Please don't hesitate to expand this answer.
Tkinter is the toolkit that comes with python. That means you already have everything you need to write a GUI. What that also means is that if you choose to distribute your program, most likely everyone else already has what they need to run your program.
Tkinter is mature and stable, and is (at least arguably) quite easy to use.I found it easier to use than wxPython, but obviously that's somewhat subjective.
Tkinter gets a bad rap for looking ugly and out of date. While it's true that it's easy to create ugly GUIs with Tkinter, it's also pretty easy to create nice looking GUIs. Tkinter doesn't hold your hand, but it doesn't much get in the way, either. Tkinter looks best on the Mac and Windows since it uses native widgets there, but it looks OK on linux, too.

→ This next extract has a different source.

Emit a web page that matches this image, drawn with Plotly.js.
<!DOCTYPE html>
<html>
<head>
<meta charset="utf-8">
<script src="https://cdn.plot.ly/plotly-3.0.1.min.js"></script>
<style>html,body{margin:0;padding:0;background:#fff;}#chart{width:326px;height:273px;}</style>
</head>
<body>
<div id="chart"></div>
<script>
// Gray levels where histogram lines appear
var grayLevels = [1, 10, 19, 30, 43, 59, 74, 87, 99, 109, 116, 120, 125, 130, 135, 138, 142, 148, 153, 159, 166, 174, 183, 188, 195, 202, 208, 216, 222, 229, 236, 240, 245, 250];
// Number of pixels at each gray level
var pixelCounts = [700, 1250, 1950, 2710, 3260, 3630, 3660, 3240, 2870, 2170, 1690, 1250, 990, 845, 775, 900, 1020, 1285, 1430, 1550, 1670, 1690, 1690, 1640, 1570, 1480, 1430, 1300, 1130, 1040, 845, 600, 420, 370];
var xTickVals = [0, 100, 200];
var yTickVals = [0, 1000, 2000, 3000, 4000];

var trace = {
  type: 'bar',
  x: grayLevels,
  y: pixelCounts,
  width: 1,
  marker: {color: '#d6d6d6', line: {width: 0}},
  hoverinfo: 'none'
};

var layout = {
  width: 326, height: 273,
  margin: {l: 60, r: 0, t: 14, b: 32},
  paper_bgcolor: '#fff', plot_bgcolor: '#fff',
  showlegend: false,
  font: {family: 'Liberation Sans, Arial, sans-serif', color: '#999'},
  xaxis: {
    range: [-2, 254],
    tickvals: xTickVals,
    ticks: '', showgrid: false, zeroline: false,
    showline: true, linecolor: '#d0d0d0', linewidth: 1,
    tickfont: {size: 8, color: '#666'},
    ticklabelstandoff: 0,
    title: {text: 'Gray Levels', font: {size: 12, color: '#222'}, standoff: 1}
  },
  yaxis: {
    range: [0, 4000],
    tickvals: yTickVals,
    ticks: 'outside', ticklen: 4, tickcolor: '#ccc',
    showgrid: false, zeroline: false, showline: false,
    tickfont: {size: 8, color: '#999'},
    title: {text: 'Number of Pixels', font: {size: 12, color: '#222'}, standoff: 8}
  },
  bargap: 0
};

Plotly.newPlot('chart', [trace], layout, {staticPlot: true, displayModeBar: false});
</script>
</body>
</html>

The other point about the look of Tkinter is that, for the most part, look isn't as important as people make it out to be. Most applications written with toolkits such as Tkinter, wxPython, PyQT, etc are special-purpose applications. For the types of applications these toolkits are used for, usability trumps looks. If the look of the application is important, it's easy enough to polish up a Tkinter application.
Tkinter has some features that other toolkits don't come close to matching. Variable traces, named fonts, geometry (layout) managers, and the way Tkinter processes events are still the standard to which other toolkits should be judged.
On the downside, Tkinter is a wrapper around a Tcl interpreter that runs inside python. This is mostly invisible to anyone developing with Tkinter, but it sometimes results in error messages that expose this architecture. You'll get an error complaining about a widget with a name like ".1245485.67345" which will make almost no sense to anyone unless you're also familiar with how Tcl/tk works.
Another downside is that Tkinter doesn't have as many pre-built widgets as wxPython. The hierarchical tree widget in Tkinter is a little weak, for example, and there's no built-in table widget. On the other hand, Tkinter's canvas and text widgets are extremely powerful and easy to use. For most types of applications you will write, however, you'll have everything you need. Just don't expect to replicate Microsoft Word or Photoshop with Tkinter.
I don't know what the license is for Tkinter, I assume the same as for python as a whole. Tcl/tk has a BSD-style license.
It's build on top of Qt, a C++ framework. It's quite advanced and has some good tools like the Qt Designer to design your applications. You should be aware though, that it doesn't feel like Python 100%, but close to it. The documentation is excellent
This framework is really good. It's being actively developed by Trolltech, who is owned by Nokia. The bindings for Python are developed by Riverbank.
PyQt is available under the GPL license or a commercial one. The price of a riverbank PyQt license is about 400 euro per developer.
Qt is not only a GUI-framework but has a lot of other classes too, one can create an application by just using Qt classes. (Like SQL, networking, scripting, …)
Qt used to emulate GUI elements on every platform but now uses native styles of the platforms (although not native GUI toolkits): see the documentation for Mac OS X and the windows XP style
Packaging is as simple as running py2exe or pyInstaller. The content of my PyQt app looks like this on windows (I have used InnoSetup on top of it for proper installation):
pyticroque.exe PyQt4.QtGui.pyd unicodedata.pyd
MSVCP71.dll PyQt4._qt.pyd unins000.dat
MSVCR71.dll python25.dll unins000.exe
PyQt4.QtCore.pyd sip.pyd _socket.pyd
QT comes with a widget designer and even in recent versions with an IDE to help design Qt software.
PySide is a LGPL binding to Qt. It's developed by nokia as a replacement for the GPL PyQt.
Although based on a different
technology than the existing
GPL-licensed PyQt bindings, PySide
will initially aim to be
API-compatible with them. In addition
to the PyQt-compatible API, a more
Pythonic API will be provided in the
wxPython is a binding for Python using the wxWidgets-Framework. This framework is under the LGPL licence and is developed by the open source community.
What I'm really missing is a good tool to design the interface, they have about 3 but none of them is usable.
One thing I should mention is that I found a bug in the tab-view despite the fact that I didn't use anything advanced. (Only on Mac OS X) I think wxWidgets isn't as polished as Qt.
wxPython is really only about the GUI-classes, there isn't much else.
wxWidgets uses native GUI elements.
An advantage wxPython has over Tkinter is that wxPython has a much larger library of widgets from which to choose from.
I haven't got any experience with other GUI frameworks, maybe someone else has.